Because of this, we are seeing that Supervisor-managed processes that do not respond to a SIGTERM and that have a stopwaitsecs exceeding the systemd value TimeoutStopSec (by default 90 seconds) will remain lingering indefinitely. I.e. the Laravel recommended configuration for their workers has a stopwaitsecs value of 3600.

This is because Systemd does a SIGKILL of the supervisor process after 90 seconds. Due to KillMode=process, its forks remain running and because Supervisor no longer runs it cannot kill the running processes anymore after the stopwaitsecs timeout is exceeded.

This is also logged by systemd:

Jul  4 17:30:05 <snip> systemd[1]: supervisor-snip.service: Unit process 1171111 (php8.2) remains running after unit stopped.
Jul  4 20:28:06 <snip> systemd[1]: supervisor-snip.service: Unit process 1033640 (php8.2) remains running after unit stopped.
Jul  4 20:28:06 <snip> systemd[1]: supervisor-snip.service: Unit process 1033646 (php8.2) remains running after unit stopped.
Jul  4 20:28:07 <snip> systemd[1]: supervisor-snip.service: Unit process 1030328 (php8.2) remains running after unit stopped.

We are considering changing the Systemd KillMode to the default of control-group, which does resolve the issue. However because the default is process, we would like to ask the Supervisor developers for the rationale of having this value on process, despite it not being recommended by Systemd.

Perhaps there is a reason we did not think of in which case we'd like to know before changing it on our side.

I am aware that this post may be better suited on a debian-specific mailing list, however since it did not seem very active I choose to post my question here hoping that someone is able to give any insights.

Thank you!

mnaberez commented 4 months ago

This is because Systemd does a SIGKILL of the supervisor process after 90 seconds.

Sending SIGKILL to supervisord is undesirable because supervisord will not be able to finish writing the log files, will not be able to clean up any temporarily files it has created, and any child processes supervisord spawned will be orphaned.

Because of this, we are seeing that Supervisor-managed processes that do not respond to a SIGTERM and that have a stopwaitsecs exceeding the systemd value TimeoutStopSec (by default 90 seconds) will remain lingering indefinitely. I.e. the Laravel recommended configuration for their workers has a stopwaitsecs value of 3600.
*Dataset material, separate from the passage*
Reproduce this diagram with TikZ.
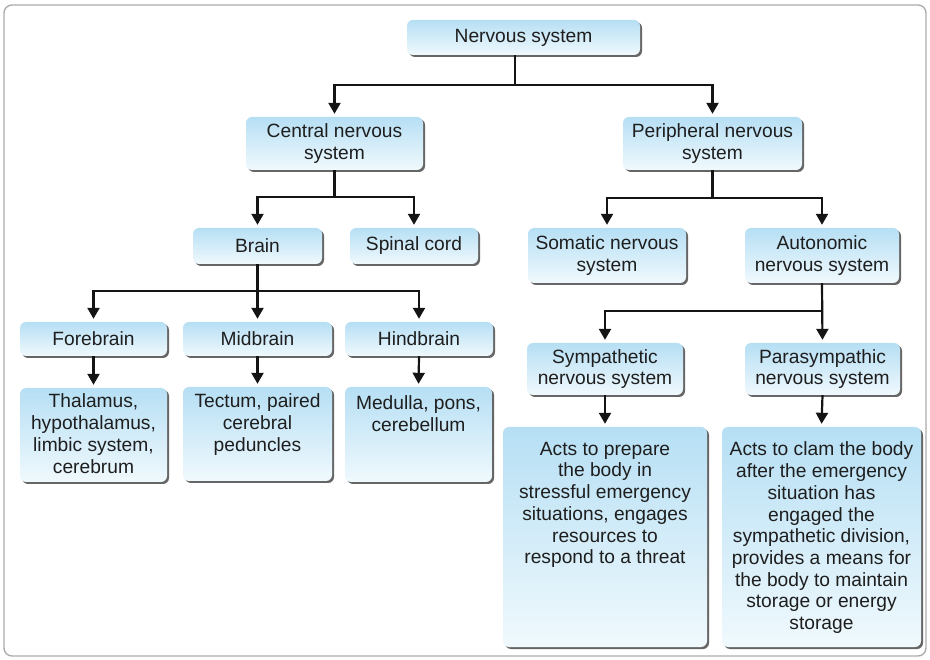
\documentclass[tikz,border=0pt]{standalone}
\usepackage{fontspec}
\setmainfont{Liberation Sans}
\usetikzlibrary{shadows,arrows.meta,calc}

\definecolor{boxtop}{RGB}{182,223,244}
\definecolor{boxbot}{RGB}{240,249,253}
\definecolor{framegray}{RGB}{172,172,172}
\definecolor{inkgray}{RGB}{30,30,30}

\tikzset{
  box/.style={rectangle, rounded corners=6pt, top color=boxtop, bottom color=boxbot,
    draw=none, inner sep=0pt,
    drop shadow={shadow xshift=2pt, shadow yshift=-2pt, fill=black!60, opacity=1}},
  boxtext/.style={font=\fontsize{19.2}{21.7}\selectfont, text=inkgray, align=center, inner sep=0pt},
  link/.style={line width=2.2pt, draw=black!92},
  arrowlink/.style={link, -{Triangle[width=12pt,length=11pt]}, shorten >=3pt},
}

\begin{document}
\begin{tikzpicture}[x=1pt,y=-1pt]
\useasboundingbox (0,0) rectangle (930,660);

% outer frame
\draw[framegray, line width=1.4pt, rounded corners=8pt] (4,5) rectangle (926,656);

% boxes
\node[box, minimum width=233pt, minimum height=35pt] (ns)     at (523.5,37.5) {};
\node[box, minimum width=177pt, minimum height=53pt] (cns)    at (334.5,143.5) {};
\node[box, minimum width=179pt, minimum height=53pt] (pns)    at (712.5,143.5) {};
\node[box, minimum width=129pt, minimum height=36pt] (brain)  at (257.5,246) {};
\node[box, minimum width=128pt, minimum height=36pt] (spinal) at (414,246) {};
\node[box, minimum width=158pt, minimum height=55pt] (som)    at (607,255.5) {};
\node[box, minimum width=154pt, minimum height=55pt] (aut)    at (822,255.5) {};
\node[box, minimum width=147pt, minimum height=34pt] (fore)   at (93.5,339) {};
\node[box, minimum width=149pt, minimum height=34pt] (mid)    at (257.5,339) {};
\node[box, minimum width=148pt, minimum height=34pt] (hind)   at (419,339) {};
\node[box, minimum width=147pt, minimum height=94pt] (thal)   at (93.5,435) {};
\node[box, minimum width=149pt, minimum height=94pt] (tect)   at (257.5,434) {};
\node[box, minimum width=147pt, minimum height=95pt] (med)    at (418.5,434.5) {};
\node[box, minimum width=156pt, minimum height=52pt] (sym)    at (605,369) {};
\node[box, minimum width=155pt, minimum height=52pt] (para)   at (822.5,369) {};
\node[box, minimum width=204pt, minimum height=220pt] (prep)  at (605,537) {};
\node[box, minimum width=199pt, minimum height=220pt] (calm)  at (821.5,537) {};

% labels
\node[boxtext] (ns-t)     at (ns)     {Nervous system};
\node[boxtext] (cns-t)    at (cns)    {Central nervous\\system};
\node[boxtext] (pns-t)    at (pns)    {Peripheral nervous\\system};
\node[boxtext] (brain-t)  at (brain)  {Brain};
\node[boxtext] (spinal-t) at (spinal) {Spinal cord};
\node[boxtext] (som-t)    at (som)    {Somatic nervous\\system};
\node[boxtext] (aut-t)    at (aut)    {Autonomic\\nervous system};
\node[boxtext] (fore-t)   at (fore)   {Forebrain};
\node[boxtext] (mid-t)    at (mid)    {Midbrain};
\node[boxtext] (hind-t)   at (hind)   {Hindbrain};
\node[boxtext, anchor=north] (thal-t) at ([yshift=-6pt]thal.north)
  {Thalamus,\\hypothalamus,\\limbic system,\\cerebrum};
\node[boxtext, anchor=north] (tect-t) at ([yshift=-7pt]tect.north)
  {Tectum, paired\\cerebral\\peduncles};
\node[boxtext, anchor=north] (med-t)  at ([yshift=-9pt]med.north)
  {Medulla, pons,\\cerebellum};
\node[boxtext] (sym-t)    at (sym)    {Sympathetic\\nervous system};
\node[boxtext] (para-t)   at (para)   {Parasympathic\\nervous system};
\node[boxtext, anchor=north] (prep-t) at ([yshift=-15pt]prep.north)
  {Acts to prepare\\the body in\\stressful emergency\\situations, engages\\resources to\\respond to a threat};
\node[boxtext, anchor=north] (calm-t) at ([yshift=-15pt]calm.north)
  {Acts to clam the body\\after the emergency\\situation has\\engaged the\\sympathetic division,\\provides a means for\\the body to maintain\\storage or energy\\storage};

% branch points
\coordinate (j1) at (515,85);
\coordinate (j2) at ($(cns.south)+(0,27)$);
\coordinate (j3) at ($(pns.south)+(0,28)$);
\coordinate (j4) at ($(brain.south)+(0,27)$);
\coordinate (j5) at ($(aut.south)+(0,28)$);

% connectors
\draw[link] (ns.south -| j1) -- (j1);
\draw[arrowlink] (j1) -| (cns.north);
\draw[arrowlink] (j1) -| (pns.north);

\draw[link] (cns.south) -- (j2);
\draw[arrowlink] (j2) -| (brain.north);
\draw[arrowlink] (j2) -| (spinal.north);

\draw[link] (pns.south) -- (j3);
\draw[arrowlink] (j3) -| (som.north);
\draw[arrowlink] (j3) -| (aut.north);

\draw[arrowlink] (brain.south) -- (mid.north);
\draw[arrowlink] (j4) -| (fore.north);
\draw[arrowlink] (j4) -| (hind.north);

\draw[arrowlink] (aut.south) -- (para.north);
\draw[arrowlink] (j5) -| (sym.north);

\draw[arrowlink] (fore.south) -- (thal.north);
\draw[arrowlink] (mid.south) -- (tect.north);
\draw[arrowlink] (hind.south) -- (med.north);
\draw[arrowlink] (sym.south) -- (prep.north);
\draw[arrowlink] (para.south) -- (calm.north);
\end{tikzpicture}
\end{document}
When supervisord receives a request to exit (by signal or supervisorctl command), it will send the stopsignal to each of its child processes. It will wait for all of its child processes to exit, then it will exit. During this time, supervisord will log messages like waiting for <processname> to stop. If stopwaitsecs is set to 3600 seconds for a process (one hour), then supervisord will wait up to one hour for the process to exit on its own. After stopwaitsecs has elapsed, supervisord will terminate the process with SIGKILL and then it will finally exit.

Consider configuring the system such that supervisord has the opportunity to exit cleanly: increase TimeoutStopSec to be larger than the largest stopwaitsecs or decrease all stopwaitsecs to be less than TimeoutStopSec.

We are considering changing the Systemd KillMode to the default of control-group, which does resolve the issue. However because the default is process, we would like to ask the Supervisor developers for the rationale of having this value on process, despite it not being recommended by Systemd.

The Supervisor project only publishes Python packages to PyPI and these do not contain integrations with any operating system (init scripts, unit files, etc). The integration with Systemd you are using was created by others who are not part of the Supervisor project itself.